Three lawsuits against the makers of Fosamax, a popular medication to prevent bone loss, are slated to go to trial, including one filed in Alabama state court by Beasley Allen attorney W. Chad Cook. The lawsuits are among the nearly 900 cases brought against Merck & Co. by 1,280 plaintiff groups who allege Fosamax caused them serious jaw problems.
Fosamax is from a family of drugs known as bisphosphonates, designed to help fight the affects of bone decay from osteoporosis. Approved by the Food and Drug Administration (FDA) in 1995 as an oral medication to prevent bone loss and fractures, Fosamax has become one of the more prescribed brands to treat the disease in recent years.

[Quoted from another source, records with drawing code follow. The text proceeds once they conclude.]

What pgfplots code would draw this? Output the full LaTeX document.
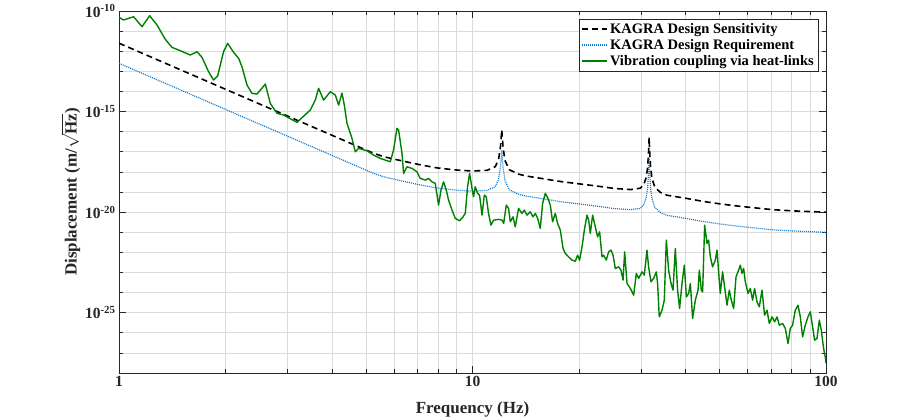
\documentclass[border=0pt]{standalone}
\usepackage{fontspec}
\setmainfont{Liberation Serif}
\usepackage{pgfplots}
\pgfplotsset{compat=1.18}
\definecolor{kgreen}{rgb}{0,0.5,0}
\definecolor{kblue}{rgb}{0.05,0.47,0.78}
\definecolor{gridgray}{rgb}{0.86,0.86,0.86}
\definecolor{axgray}{rgb}{0.15,0.15,0.15}
\begin{document}
\begin{tikzpicture}[x=1pt,y=1pt]
\path[use as bounding box] (0,0) rectangle (913,418);
\begin{axis}[
  at={(119pt,45pt)}, anchor=south west,
  scale only axis, width=707pt, height=362pt,
  xmode=log, ymode=log,
  xmin=1, xmax=100, ymin=1e-28, ymax=1e-10,
  xtick={1,10,100}, xticklabels={1,10,100},
  minor xtick={2,3,4,5,6,7,8,9,20,30,40,50,60,70,80,90},
  ytick={1e-25,1e-20,1e-15,1e-10},
  yticklabels={10\textsuperscript{-25},10\textsuperscript{-20},10\textsuperscript{-15},10\textsuperscript{-10}},
  minor ytick={1e-28,1e-27,1e-26,1e-24,1e-23,1e-22,1e-21,1e-19,1e-18,1e-17,1e-16,1e-14,1e-13,1e-12,1e-11},
  grid=both,
  major grid style={gridgray, line width=0.6pt},
  minor grid style={gridgray, line width=0.6pt},
  axis line style={axgray, line width=0.6pt},
  tick style={axgray, line width=0.6pt},
  tick align=inside,
  major tick length=7pt, minor tick length=4pt,
  /pgf/number format/assume math mode=true,
  tick label style={font=\fontsize{15.5}{18}\selectfont\bfseries, text=axgray},
  label style={font=\fontsize{17}{20}\selectfont\bfseries, text=axgray},
  xlabel={Frequency (Hz)},
  ylabel={Displacement (m/$\sqrt{\mbox{\bfseries Hz}}$)},
  xlabel style={yshift=-8pt},
  ylabel style={yshift=-2pt},
  legend cell align=left,
  legend style={at={(rel axis cs:0.9887,0.978)}, anchor=north east,
    draw=axgray, line width=0.5pt, fill=white,
    font=\fontsize{14.5}{16}\selectfont\bfseries,
    inner sep=2pt, row sep=0.5pt},
  legend image code/.code={\draw[#1] (0pt,0pt) -- (25pt,0pt);},
]
\addplot[black, line width=1.6pt, dash pattern=on 6pt off 4pt] coordinates {
(1,2.51e-12) (1.5,1.15e-13) (2,1.29e-14) (3,5.94e-16) (4,6.68e-17) (5,1.22e-17)
(5.248,8.51e-18) (5.623,5.62e-18) (6.31,3.55e-18) (7.079,2.29e-18) (7.943,1.58e-18)
(8.913,1.26e-18) (10,1.10e-18) (10.5,1.15e-18) (11.0,1.20e-18) (11.6,1.82e-18)
(11.85,4.17e-18) (12.0,1.82e-17) (12.1,1.22e-16) (12.2,1.74e-17) (12.35,3.80e-18)
(12.7,1.29e-18) (13.5,7.76e-19) (14.13,6.31e-19) (15.85,4.57e-19) (17.78,3.31e-19)
(19.95,2.57e-19) (22.39,2.00e-19) (25.12,1.51e-19) (28,1.32e-19) (29.85,1.55e-19)
(30.5,2.29e-19) (31.0,5.25e-19) (31.3,1.70e-18) (31.5,1.16e-17) (31.6,5.25e-17)
(31.7,1.15e-17) (31.9,1.62e-18) (32.2,4.68e-19) (32.8,1.74e-19) (34,9.55e-20)
(35.48,6.92e-20) (39.81,5.01e-20) (44.67,3.47e-20) (50.12,2.57e-20) (56.23,2.00e-20)
(63.1,1.62e-20) (70.79,1.32e-20) (79.43,1.17e-20) (89.13,1.07e-20) (100,1.00e-20)
};
\addlegendentry{KAGRA Design Sensitivity}
\addplot[kblue, line width=1.2pt, dash pattern=on 1pt off 1pt] coordinates {
(1,2.51e-13) (1.5,1.15e-14) (2,1.29e-15) (3,5.94e-17) (4,6.68e-18) (5,1.22e-18)
(5.248,8.51e-19) (5.623,5.62e-19) (6.31,3.55e-19) (7.079,2.29e-19) (7.943,1.58e-19)
(8.913,1.26e-19) (10,1.10e-19) (10.5,1.15e-19) (11.0,1.20e-19) (11.6,1.82e-19)
(11.85,4.17e-19) (12.0,1.82e-18) (12.1,1.22e-17) (12.2,1.74e-18) (12.35,3.80e-19)
(12.7,1.29e-19) (13.5,7.76e-20) (14.13,6.31e-20) (15.85,4.57e-20) (17.78,3.31e-20)
(19.95,2.57e-20) (22.39,2.00e-20) (25.12,1.51e-20) (28,1.32e-20) (29.85,1.55e-20)
(30.5,2.29e-20) (31.0,5.25e-20) (31.3,1.70e-19) (31.5,1.16e-18) (31.6,5.25e-18)
(31.7,1.15e-18) (31.9,1.62e-19) (32.2,4.68e-20) (32.8,1.74e-20) (34,9.55e-21)
(35.48,6.92e-21) (39.81,5.01e-21) (44.67,3.47e-21) (50.12,2.57e-21) (56.23,2.00e-21)
(63.1,1.62e-21) (70.79,1.32e-21) (79.43,1.17e-21) (89.13,1.07e-21) (100,1.00e-21)
};
\addlegendentry{KAGRA Design Requirement}
\addplot[kgreen, line width=1.4pt, line join=round] coordinates {
(1,4.86e-11) (1.030,3.56e-11) (1.100,5.20e-11) (1.162,1.66e-11) (1.221,5.83e-11)
(1.281,2.01e-11) (1.352,3.91e-12) (1.412,1.56e-12) (1.491,1.06e-12) (1.591,6.47e-13)
(1.663,9.44e-13) (1.717,4.98e-13) (1.793,9.55e-14) (1.852,3.69e-14) (1.901,5.83e-14)
(1.976,9.44e-13) (2.029,2.47e-12) (2.110,8.81e-13) (2.180,4.44e-13) (2.228,1.69e-13)
(2.302,2.08e-14) (2.378,8.05e-15) (2.457,7.43e-15) (2.594,2.33e-14) (2.679,2.56e-15)
(2.799,8.15e-16) (2.922,6.70e-16) (3.188,2.90e-16) (3.476,1.19e-15) (3.592,3.73e-15)
(3.670,1.43e-14) (3.792,3.73e-15) (3.960,9.66e-15) (4.092,6.62e-15) (4.181,2.10e-15)
(4.274,8.32e-15) (4.339,2.10e-15) (4.416,2.59e-16) (4.561,4.65e-17) (4.661,1.00e-17)
(4.762,1.48e-17) (4.868,1.32e-17) (5.030,1.12e-17) (5.251,6.85e-18) (5.486,4.70e-18)
(5.853,3.18e-18) (5.980,1.22e-17) (6.114,1.46e-16) (6.180,1.20e-16) (6.318,8.34e-18)
(6.384,8.43e-19) (6.526,1.79e-18) (6.744,1.49e-18) (6.966,1.01e-18) (7.117,4.75e-19)
(7.355,3.91e-19) (7.514,4.75e-19) (7.683,3.22e-19) (7.847,2.68e-19) (8.017,2.23e-20)
(8.144,1.24e-19) (8.283,3.22e-19) (8.430,1.24e-19) (8.557,3.95e-20) (8.750,1.26e-20)
(8.940,4.86e-21) (9.194,3.69e-21) (9.400,5.83e-21) (9.541,8.63e-21) (9.685,1.82e-19)
(9.813,8.43e-19) (9.968,1.51e-19) (10.07,5.78e-20) (10.18,1.82e-19) (10.34,8.53e-20)
(10.47,7.01e-20) (10.64,7.10e-21) (10.80,7.01e-20) (10.94,5.78e-20) (11.10,8.63e-21)
(11.28,2.25e-21) (11.47,4.00e-21) (11.86,4.34e-21) (12.12,4.00e-21) (12.25,2.74e-21)
(12.46,2.23e-20) (12.65,1.53e-20) (12.79,3.30e-21) (13.02,5.83e-21) (13.21,1.86e-21)
(13.50,1.53e-20) (13.80,8.63e-21) (14.01,1.26e-20) (14.26,7.10e-21) (14.57,1.04e-20)
(14.83,5.83e-21) (15.06,8.63e-21) (15.29,4.86e-21) (15.55,1.55e-21) (15.79,2.71e-20)
(16.07,8.53e-20) (16.35,4.81e-20) (16.60,2.23e-20) (16.85,3.30e-21) (17.15,8.63e-21)
(17.41,2.74e-21) (17.72,1.27e-21) (18.03,1.62e-22) (18.30,8.83e-23) (18.70,5.97e-23)
(19.12,4.09e-23) (19.54,3.65e-23) (19.83,7.26e-23) (20.09,4.09e-23) (20.41,1.88e-22)
(20.72,1.27e-21) (21.08,7.10e-21) (21.31,4.00e-21) (21.54,8.71e-22) (21.87,7.10e-21)
(22.25,1.86e-21) (22.59,5.90e-22) (22.89,1.05e-21) (23.25,5.97e-23) (23.49,7.26e-23)
(23.90,4.09e-23) (24.27,1.06e-22) (24.65,1.29e-22) (24.98,7.26e-23) (25.35,1.58e-23)
(25.90,1.90e-23) (26.31,1.30e-23) (26.66,4.14e-24) (26.94,1.06e-22) (27.36,2.84e-24)
(27.96,1.60e-24) (28.57,7.43e-25) (29.07,8.93e-24) (29.51,5.04e-24) (30.17,1.07e-23)
(30.62,7.35e-24) (31.16,1.29e-22) (31.49,1.90e-23) (31.99,3.41e-24) (32.53,5.04e-24)
(33.11,1.07e-23) (33.39,2.84e-24) (33.76,6.18e-26) (34.37,1.33e-25) (34.88,4.19e-25)
(35.34,4.05e-22) (35.88,1.30e-23) (36.44,2.84e-24) (36.92,1.32e-24) (37.48,1.56e-22)
(38.04,1.32e-24) (38.54,1.62e-25) (39.15,2.84e-24) (39.74,2.31e-23) (40.27,6.11e-25)
(40.87,9.04e-25) (41.33,2.84e-24) (41.95,5.15e-26) (42.69,4.19e-25) (43.45,1.32e-24)
(43.82,1.30e-23) (44.39,1.32e-24) (44.77,1.08e-24) (45.36,2.25e-21) (46.07,2.77e-22)
(46.55,4.05e-22) (47.07,5.97e-23) (47.77,1.90e-23) (48.63,4.09e-23) (49.17,1.29e-22)
(49.68,1.07e-23) (50.23,9.04e-25) (50.99,1.07e-23) (51.66,1.92e-24) (52.48,2.36e-25)
(53.27,1.32e-24) (53.96,4.19e-25) (54.80,1.62e-25) (55.65,6.04e-24) (56.61,1.30e-23)
(57.24,2.31e-23) (57.87,8.93e-24) (58.48,1.58e-23) (59.13,3.41e-24) (60.18,9.04e-25)
(61.08,1.60e-24) (62.00,4.19e-25) (62.81,1.60e-24) (63.80,3.45e-25) (64.76,1.95e-25)
(65.92,1.32e-24) (67.04,7.52e-26) (68.10,1.33e-25) (69.13,2.90e-26) (70.36,6.18e-26)
(71.56,3.49e-26) (72.69,6.18e-26) (73.79,2.39e-26) (75.39,2.90e-26) (76.73,1.64e-26)
(78.09,2.94e-27) (79.25,1.64e-26) (80.44,2.39e-26) (81.87,1.33e-25) (83.33,2.36e-25)
(84.59,6.18e-26) (85.86,6.25e-27) (87.38,2.39e-26) (88.94,6.18e-26) (90.28,1.10e-25)
(91.65,1.97e-26) (92.84,4.29e-27) (94.30,5.21e-27) (95.72,4.24e-26) (96.98,1.35e-26)
(98.45,1.66e-27) (99.5,6.34e-28) (100,3.08e-28)
};
\addlegendentry{Vibration coupling via heat-links}
\end{axis}
\end{tikzpicture}
\end{document}
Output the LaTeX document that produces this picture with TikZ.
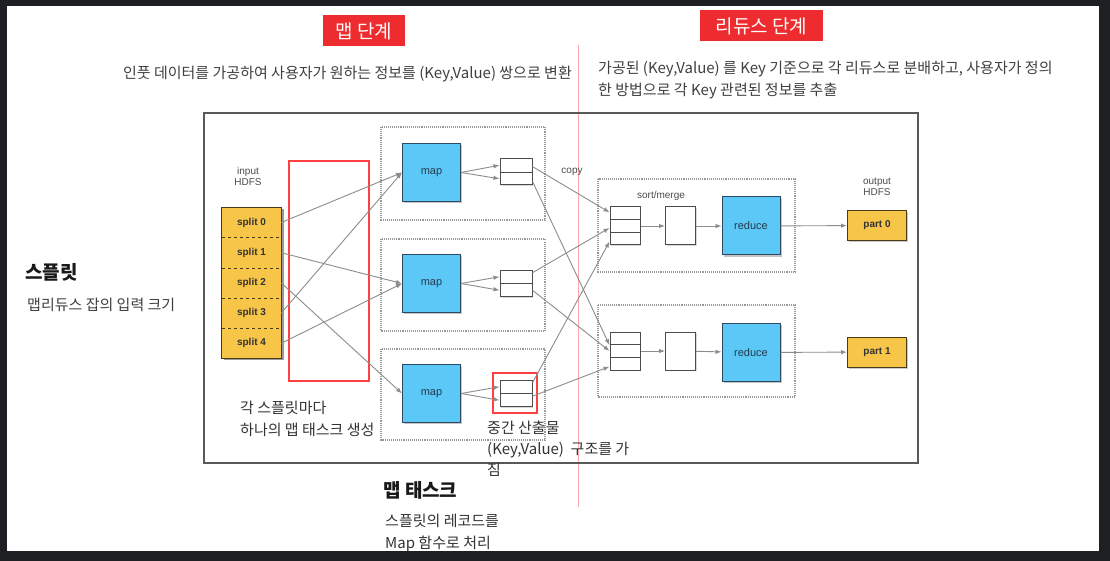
\documentclass[tikz,border=0pt]{standalone}
\usepackage{fontspec}
\setmainfont{Noto Sans CJK KR}
\newfontfamily\latinfont{Liberation Sans}
\usepackage{tikz}
\usetikzlibrary{calc,arrows.meta,shadows}
\definecolor{mapblue}{HTML}{5CC8F7}
\definecolor{mapedge}{HTML}{2C4A63}
\definecolor{hdfsorange}{HTML}{F7C548}
\definecolor{hdfsedge}{HTML}{4A3A1A}
\definecolor{stagered}{HTML}{EE2B2E}
\definecolor{framebg}{HTML}{1E1F22}

\begin{document}
\begin{tikzpicture}[x=1pt,y=-1pt,
    lbl/.style={font=\latinfont\fontsize{10}{11}\selectfont, text=black!70, align=center, inner sep=0pt},
    desc/.style={font=\fontsize{15}{21.5}\selectfont, text=black!75, align=left, inner sep=0pt},
    head/.style={font=\bfseries\fontsize{19}{22}\selectfont, text=black!90, inner sep=0pt},
    stage/.style={fill=stagered, text=white, font=\fontsize{19}{22}\selectfont, minimum height=31, inner sep=0pt},
    hdfs/.style={fill=hdfsorange, font=\latinfont\bfseries\fontsize{10}{11}\selectfont, text=black!80, minimum width=59, minimum height=30.2, inner sep=0pt},
    task/.style={draw=mapedge, fill=mapblue, line width=1pt, minimum width=58, minimum height=58, inner sep=0pt,
      font=\latinfont\fontsize{11}{12}\selectfont, text=mapedge!80!black,
      drop shadow={shadow xshift=1.5pt, shadow yshift=-1.5pt, fill=black!45}},
    part/.style={draw=hdfsedge, fill=hdfsorange, line width=1pt, minimum width=59, minimum height=30, inner sep=0pt,
      font=\latinfont\bfseries\fontsize{10}{11}\selectfont, text=black!80,
      drop shadow={shadow xshift=1.5pt, shadow yshift=-1.5pt, fill=black!40}},
    buf/.style={draw=black!70, fill=white, line width=1pt, minimum width=32, minimum height=26, inner sep=0pt,
      drop shadow={shadow xshift=1pt, shadow yshift=-1pt, fill=black!30}},
    sbuf/.style={draw=black!70, fill=white, line width=1pt, minimum width=30, minimum height=38, inner sep=0pt,
      drop shadow={shadow xshift=1pt, shadow yshift=-1pt, fill=black!30}},
    row/.style={draw=black!70, line width=0.8pt},
    flow/.style={draw=black!45, line width=0.9pt, -{Latex[length=6pt,width=4.5pt]}},
    grp/.style={draw=black!40, line width=1.1pt, densely dotted},
    hl/.style={draw=red!75, line width=1.1pt}]
  \useasboundingbox (0,0) rectangle (1110,561);
  \fill[framebg] (0,0) rectangle (1110,561);
  \fill[white] (7,6) rectangle (1099,551);

  \node[stage, minimum width=82] (mapstage) at (364,31) {맵 단계};
  \node[stage, minimum width=123] (redstage) at (761.5,26) {리듀스 단계};
  \draw[red!35, line width=0.8pt] (578,45) -- (578,507);

  \node[desc, anchor=east] (mapdesc) at (572,74) {인풋 데이터를 가공하여 사용자가 원하는 정보를 (Key,Value) 쌍으로 변환};
  \node[desc, anchor=west] (reddesc) at (598,80) {가공된 (Key,Value) 를 Key 기준으로 각 리듀스로 분배하고, 사용자가 정의\\한 방법으로 각 Key 관련된 정보를 추출};

  \node[head, anchor=west] (splithead) at (25,272) {스플릿};
  \node[desc, anchor=west] (splitdesc) at (27,305) {맵리듀스 잡의 입력 크기};

  \draw[black!65, line width=1.3pt] (204,113) rectangle (918,463);

  \draw[grp] (381,127) rectangle (545,220);
  \draw[grp] (381,239) rectangle (545,331);
  \draw[grp] (381,349) rectangle (545,440);
  \draw[grp] (598,179) rectangle (795,272);
  \draw[grp] (598,305) rectangle (795,397);

  \node[lbl] (inlbl) at (248,176) {input\\HDFS};
  \fill[black!40] (224,209) rectangle (284,360);
  \node[hdfs] (split0) at (251.5,222.5) {split 0};
  \node[hdfs] (split1) at (251.5,252.7) {split 1};
  \node[hdfs] (split2) at (251.5,282.9) {split 2};
  \node[hdfs] (split3) at (251.5,313.1) {split 3};
  \node[hdfs] (split4) at (251.5,343.3) {split 4};
  \foreach \i in {0,...,3}
    \draw[hdfsedge, dashed, line width=0.8pt] (split\i.south west) -- (split\i.south east);
  \draw[hdfsedge, line width=1.2pt] (split0.north west) rectangle (split4.south east);

  \draw[hl] (289,161) rectangle (369,381);

  \node[task] (map1) at (431.5,172.5) {map};
  \node[task] (map2) at (431.5,283.5) {map};
  \node[task] (map3) at (431.5,393.5) {map};

  \node[buf] (buf1) at (516,172) {};
  \node[buf] (buf2) at (516,283.5) {};
  \node[buf] (buf3) at (516,393.5) {};
  \foreach \b in {buf1,buf2,buf3}
    \draw[row] (\b.west) -- (\b.east);
  \draw[hl] (493,373) rectangle (537,413);

  \node[lbl] (copylbl) at (572,172) {copy};
  \node[lbl] (sortlbl) at (661,196) {sort/merge};

  \node[sbuf] (srt1) at (625,226) {};
  \node[sbuf] (srt2) at (625,351) {};
  \foreach \s in {srt1,srt2} {
    \draw[row] ($(\s.north west)!1/3!(\s.south west)$) -- ($(\s.north east)!1/3!(\s.south east)$);
    \draw[row] ($(\s.north west)!2/3!(\s.south west)$) -- ($(\s.north east)!2/3!(\s.south east)$);
  }
  \node[sbuf] (mrg1) at (680.5,226) {};
  \node[sbuf] (mrg2) at (680.5,351) {};

  \node[task] (red1) at (751,226) {reduce};
  \node[task] (red2) at (751,352.5) {reduce};

  \node[lbl] (outlbl) at (877,187) {output\\HDFS};
  \node[part] (part0) at (877,225.5) {part 0};
  \node[part] (part1) at (877,352) {part 1};

  \draw[flow] (split0.east) -- (map1.west);
  \draw[flow] (split3.east) -- (map1.west);
  \draw[flow] (split1.east) -- (map2.west);
  \draw[flow] (split4.east) -- (map2.west);
  \draw[flow] (split2.east) -- (map3.west);

  \foreach \m/\b in {map1/buf1,map2/buf2,map3/buf3} {
    \draw[flow] (\m.east) -- ($(\b.north west)!0.25!(\b.south west)$);
    \draw[flow] (\m.east) -- ($(\b.north west)!0.75!(\b.south west)$);
  }

  \draw[flow] ($(buf1.north east)!0.3!(buf1.south east)$) -- ($(srt1.north west)!0.15!(srt1.south west)$);
  \draw[flow] ($(buf1.north east)!0.85!(buf1.south east)$) -- ($(srt2.north west)!0.35!(srt2.south west)$);
  \draw[flow] ($(buf2.north east)!0.1!(buf2.south east)$) -- ($(srt1.north west)!0.55!(srt1.south west)$);
  \draw[flow] ($(buf2.north east)!0.75!(buf2.south east)$) -- ($(srt2.north west)!0.5!(srt2.south west)$);
  \draw[flow] ($(buf3.north east)!0.1!(buf3.south east)$) -- ($(srt1.north west)!0.9!(srt1.south west)$);
  \draw[flow] ($(buf3.north east)!0.6!(buf3.south east)$) -- ($(srt2.north west)!0.9!(srt2.south west)$);

  \draw[flow] (srt1) -- (mrg1);
  \draw[flow] (mrg1) -- (red1);
  \draw[flow] (red1) -- (part0);
  \draw[flow] (srt2) -- (mrg2);
  \draw[flow] (mrg2) -- (red2);
  \draw[flow] (red2) -- (part1);

  \node[desc, anchor=west, text=black!80] (tasknote) at (240,419) {각 스플릿마다\\하나의 맵 태스크 생성};
  \node[desc, anchor=west, text=black!80, font=\fontsize{15}{21}\selectfont] (bufnote) at (487,449) {중간 산출물\\(Key,Value)\ \ 구조를 가\\짐};
  \node[head, anchor=west] (taskhead) at (383,490) {맵 태스크};
  \node[desc, anchor=west, text=black!80] (taskdesc) at (385,533) {스플릿의 레코드를\\Map 함수로 처리};
\end{tikzpicture}
\end{document}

Recent studies, however, suggest the drug may cause more harm than good. Fosamax has since been linked to a serious jaw problem known as jaw osteonecrosis (ONJ), a condition in which the jawbone tissue dies causing pain, swelling or infection of the gums and jaw, gums that won’t heal, and loose teeth. Severe cases of ONJ may require surgery.
High doses of bone-strengthening drugs like Fosamax have been used intravenously to treat cancer patients to prevent the spread of the disease to the bones. Up to 10 percent of those patients have been diagnosed with ONJ. The condition was once thought to be a risk only for patients using the medication at higher doses. But a May 2005 report showed that 7 of 63 bisphosphonate users who developed ONJ had been using the oral form.
Merck & Co. is no stranger to controversy. In 2004, the drug company pulled its arthritis medication, Vioxx, off the market after it was linked to heart attacks. Merck has since paid $4.85 billion to resolve claims from thousands of patients harmed by Vioxx.